> **Work to be completed**
Begin with the first line below and retype each line exactly through the line containing "var height = svgHeight". Any pictures are to be left out.

━━ Source material ━━

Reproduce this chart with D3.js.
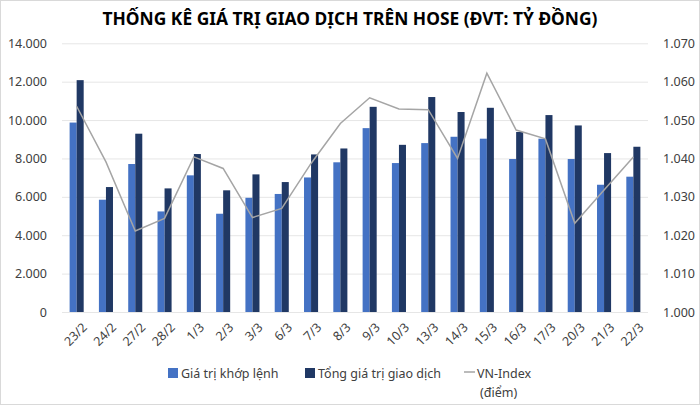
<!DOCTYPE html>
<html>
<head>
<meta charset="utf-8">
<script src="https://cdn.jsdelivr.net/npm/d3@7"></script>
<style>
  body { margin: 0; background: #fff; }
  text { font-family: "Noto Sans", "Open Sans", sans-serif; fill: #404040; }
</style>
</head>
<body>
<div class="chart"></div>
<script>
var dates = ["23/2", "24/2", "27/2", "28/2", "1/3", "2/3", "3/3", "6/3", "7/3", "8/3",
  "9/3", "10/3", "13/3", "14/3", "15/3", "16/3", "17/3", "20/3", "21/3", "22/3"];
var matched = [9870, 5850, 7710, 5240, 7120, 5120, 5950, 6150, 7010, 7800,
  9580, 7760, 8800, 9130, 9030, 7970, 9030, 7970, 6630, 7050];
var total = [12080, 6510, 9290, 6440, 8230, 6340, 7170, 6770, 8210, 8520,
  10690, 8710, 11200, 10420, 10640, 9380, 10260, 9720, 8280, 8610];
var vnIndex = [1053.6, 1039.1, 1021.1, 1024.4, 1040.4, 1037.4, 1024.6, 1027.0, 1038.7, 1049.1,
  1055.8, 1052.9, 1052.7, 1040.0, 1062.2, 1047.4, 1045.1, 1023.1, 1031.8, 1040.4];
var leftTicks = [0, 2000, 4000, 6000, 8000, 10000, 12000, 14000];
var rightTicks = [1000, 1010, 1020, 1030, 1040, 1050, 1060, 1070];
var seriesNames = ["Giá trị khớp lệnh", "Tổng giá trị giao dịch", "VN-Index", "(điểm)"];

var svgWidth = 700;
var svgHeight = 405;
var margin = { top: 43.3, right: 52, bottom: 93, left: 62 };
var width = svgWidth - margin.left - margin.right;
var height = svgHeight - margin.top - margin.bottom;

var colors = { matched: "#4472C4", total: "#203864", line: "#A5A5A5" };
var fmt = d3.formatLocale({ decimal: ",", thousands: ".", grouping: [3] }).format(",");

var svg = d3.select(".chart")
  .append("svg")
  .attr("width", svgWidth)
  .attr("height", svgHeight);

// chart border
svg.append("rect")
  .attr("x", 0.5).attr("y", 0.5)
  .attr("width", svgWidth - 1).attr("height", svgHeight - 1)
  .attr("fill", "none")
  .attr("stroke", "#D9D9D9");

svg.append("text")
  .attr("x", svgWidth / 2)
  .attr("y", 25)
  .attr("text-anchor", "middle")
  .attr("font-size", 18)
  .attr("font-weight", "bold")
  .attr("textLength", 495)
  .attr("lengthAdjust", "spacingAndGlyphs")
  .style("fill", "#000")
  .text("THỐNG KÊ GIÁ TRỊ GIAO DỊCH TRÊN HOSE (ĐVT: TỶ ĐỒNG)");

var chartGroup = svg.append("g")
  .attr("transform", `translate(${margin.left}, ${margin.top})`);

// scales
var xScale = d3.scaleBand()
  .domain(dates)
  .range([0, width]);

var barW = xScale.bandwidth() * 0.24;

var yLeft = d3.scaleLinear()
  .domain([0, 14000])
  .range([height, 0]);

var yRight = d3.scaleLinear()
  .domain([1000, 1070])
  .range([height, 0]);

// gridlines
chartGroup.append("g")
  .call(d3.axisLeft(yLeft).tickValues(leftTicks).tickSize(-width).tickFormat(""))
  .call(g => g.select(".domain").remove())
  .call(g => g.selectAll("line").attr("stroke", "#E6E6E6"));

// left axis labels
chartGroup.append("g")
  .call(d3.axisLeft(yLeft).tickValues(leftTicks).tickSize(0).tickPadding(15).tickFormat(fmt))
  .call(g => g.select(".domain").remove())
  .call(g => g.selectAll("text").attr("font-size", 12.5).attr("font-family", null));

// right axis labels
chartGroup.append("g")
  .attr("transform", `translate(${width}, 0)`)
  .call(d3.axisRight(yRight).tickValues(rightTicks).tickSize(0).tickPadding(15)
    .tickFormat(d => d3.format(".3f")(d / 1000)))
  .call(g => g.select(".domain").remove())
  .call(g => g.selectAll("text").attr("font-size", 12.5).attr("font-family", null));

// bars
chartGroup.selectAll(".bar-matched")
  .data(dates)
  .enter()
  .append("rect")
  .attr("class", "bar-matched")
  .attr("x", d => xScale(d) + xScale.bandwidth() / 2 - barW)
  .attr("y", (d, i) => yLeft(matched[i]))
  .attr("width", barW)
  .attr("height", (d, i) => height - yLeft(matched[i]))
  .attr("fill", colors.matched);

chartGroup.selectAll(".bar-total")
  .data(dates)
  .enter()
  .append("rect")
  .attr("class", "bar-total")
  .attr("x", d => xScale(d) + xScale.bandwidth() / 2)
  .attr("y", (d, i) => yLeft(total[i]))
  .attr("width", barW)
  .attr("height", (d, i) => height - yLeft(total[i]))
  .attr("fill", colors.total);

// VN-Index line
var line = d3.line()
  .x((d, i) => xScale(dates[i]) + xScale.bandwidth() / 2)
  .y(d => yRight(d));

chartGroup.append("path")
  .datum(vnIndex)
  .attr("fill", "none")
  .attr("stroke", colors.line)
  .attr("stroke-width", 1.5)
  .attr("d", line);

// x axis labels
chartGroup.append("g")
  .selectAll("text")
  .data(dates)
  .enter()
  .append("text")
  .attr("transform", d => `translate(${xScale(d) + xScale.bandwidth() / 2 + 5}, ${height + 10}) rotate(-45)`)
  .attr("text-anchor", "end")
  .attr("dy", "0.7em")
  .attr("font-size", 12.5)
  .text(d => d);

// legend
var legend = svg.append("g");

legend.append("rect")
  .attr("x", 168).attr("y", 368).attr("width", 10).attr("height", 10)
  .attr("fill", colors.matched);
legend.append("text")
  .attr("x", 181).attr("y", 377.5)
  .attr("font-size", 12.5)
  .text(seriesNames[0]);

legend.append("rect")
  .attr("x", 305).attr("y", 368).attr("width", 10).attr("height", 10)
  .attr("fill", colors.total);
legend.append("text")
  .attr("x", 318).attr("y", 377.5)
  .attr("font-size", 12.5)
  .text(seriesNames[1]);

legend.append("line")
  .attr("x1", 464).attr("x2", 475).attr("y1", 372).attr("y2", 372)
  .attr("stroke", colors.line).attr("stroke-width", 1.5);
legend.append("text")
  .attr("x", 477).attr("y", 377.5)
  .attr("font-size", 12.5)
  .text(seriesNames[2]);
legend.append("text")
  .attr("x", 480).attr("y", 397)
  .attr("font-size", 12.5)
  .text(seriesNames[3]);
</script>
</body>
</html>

━━━

> **The output**
Reproduce this chart with D3.js.
<!DOCTYPE html>
<html>
<head>
<meta charset="utf-8">
<script src="https://cdn.jsdelivr.net/npm/d3@7"></script>
<style>
  body { margin: 0; background: #fff; }
  text { font-family: "Noto Sans", "Open Sans", sans-serif; fill: #404040; }
</style>
</head>
<body>
<div class="chart"></div>
<script>
var dates = ["23/2", "24/2", "27/2", "28/2", "1/3", "2/3", "3/3", "6/3", "7/3", "8/3",
  "9/3", "10/3", "13/3", "14/3", "15/3", "16/3", "17/3", "20/3", "21/3", "22/3"];
var matched = [9870, 5850, 7710, 5240, 7120, 5120, 5950, 6150, 7010, 7800,
  9580, 7760, 8800, 9130, 9030, 7970, 9030, 7970, 6630, 7050];
var total = [12080, 6510, 9290, 6440, 8230, 6340, 7170, 6770, 8210, 8520,
  10690, 8710, 11200, 10420, 10640, 9380, 10260, 9720, 8280, 8610];
var vnIndex = [1053.6, 1039.1, 1021.1, 1024.4, 1040.4, 1037.4, 1024.6, 1027.0, 1038.7, 1049.1,
  1055.8, 1052.9, 1052.7, 1040.0, 1062.2, 1047.4, 1045.1, 1023.1, 1031.8, 1040.4];
var leftTicks = [0, 2000, 4000, 6000, 8000, 10000, 12000, 14000];
var rightTicks = [1000, 1010, 1020, 1030, 1040, 1050, 1060, 1070];
var seriesNames = ["Giá trị khớp lệnh", "Tổng giá trị giao dịch", "VN-Index", "(điểm)"];

var svgWidth = 700;
var svgHeight = 405;
var margin = { top: 43.3, right: 52, bottom: 93, left: 62 };
var width = svgWidth - margin.left - margin.right;
var height = svgHeight - margin.top - margin.bottom;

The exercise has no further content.